4.難民の立証責任が難民本人にあり、立証が困難。

参考文献・URL

古川 浩司、君塚 宏、浅川 晃広、新海 英史「日本の難民認定制度の現場から」『社会科学研究』39巻1号、中京大学社会科学研究所(2018年)

阿部浩己「『難民保護の法と政治』概要」『明治学院大学国際学部付属研究所研究所年報』23巻,2020年.

file:///C:/Users/kuro/Downloads/annual_intl_23_125-130.pdf

関聡介「続・日本の難民認定制度の現状と課題」『難民研究ジャーナル 第2号』,2021年.

追記(「偽装難民」についてのデータとその解釈は難しい…)

このページで、私は「”偽装難民”の存在」について書きましたが、その数についてのデータについては調べ続けていました。しかし、結論としては、その数について明確に示す資料は見つけられませんでした。

入管行政の問題に取り組まれている高橋済弁護士のTwitterに

「政府の統計からしても、

「偽装難民」は昔の話。
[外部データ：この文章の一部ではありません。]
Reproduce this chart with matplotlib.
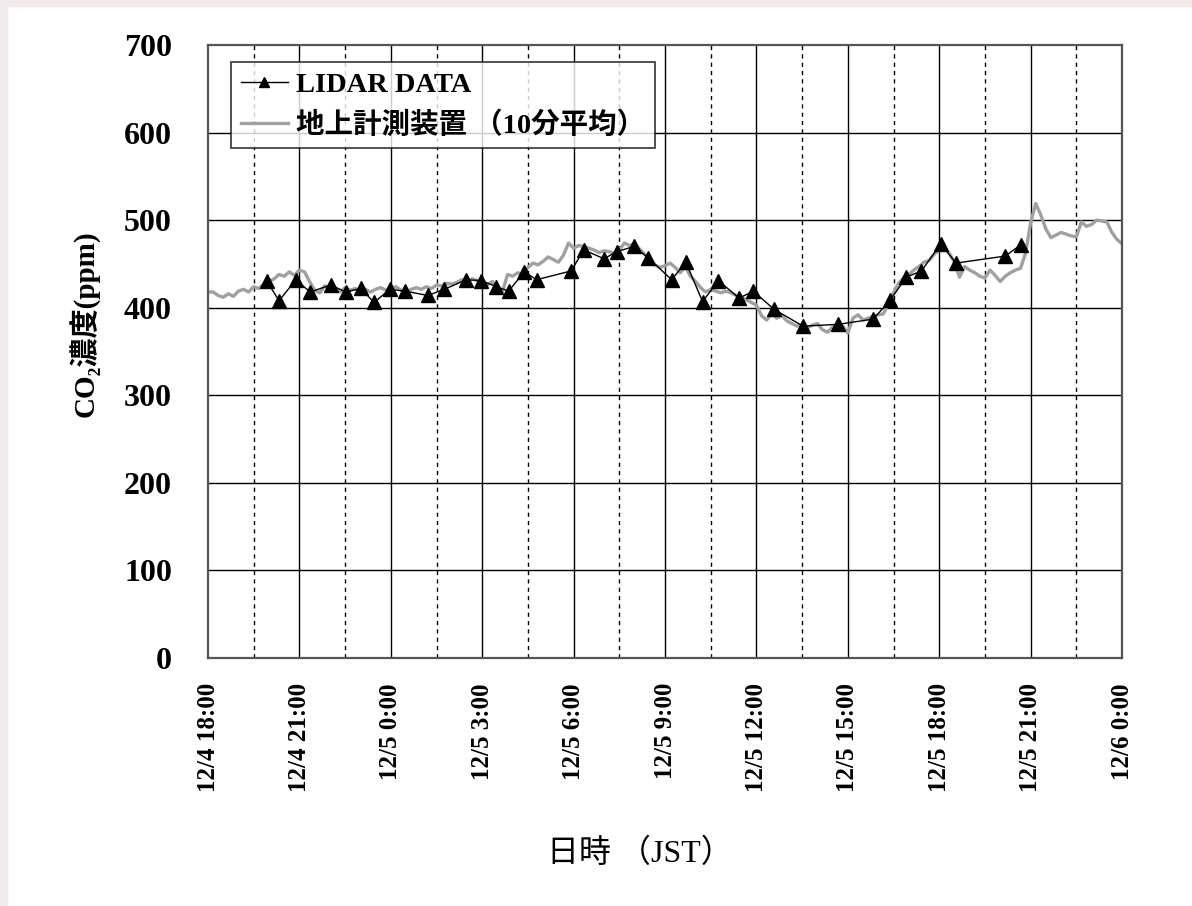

」とあったので画像を転載させて頂きます。

高橋弁護士は、「B案件=偽装難民」というお考えのようです。

画像2

(https://twitter.com/hiyori626/status/1383258385944961029?s=06)

Twitter上では、このデータの解釈についてちょっとした議論になっているようですが、私はこのデータでは「B案件が”偽装難民”の数である」という妥当性は高くはないと思います。

これと全く同じデータですが、当局から出た資料はこの画像です。

画像3

(http://www.moj.go.jp/isa/publications/press/nyuukokukanri03_00004.htmlのページの下の方にPDF資料の添付資料があります)

そもそも、大部分を占める「D案件」の内訳けが分からないし、日本の難民条約の難民の定義が狭い範囲であることを考えると一概に「B案件」=偽装難民とも言えないので、このデータ自体が”偽装難民”の数を示すデータとは言えないと思います。「D案件」の中の人にも”偽装難民”的な人がいるのかもしれないですし…。

「D案件」の数・割合多すぎなんだけど、これは、「難民ではない」と判断できない、グレーな数がこんなにいる!ということは示している)

私の結論としては、この資料からは、データをうまく読み取れません(涙)。

情報の正確性を期すると、なかなか明快な答えが出ないことがあります。

読んで下さっている方々、ご容赦ください。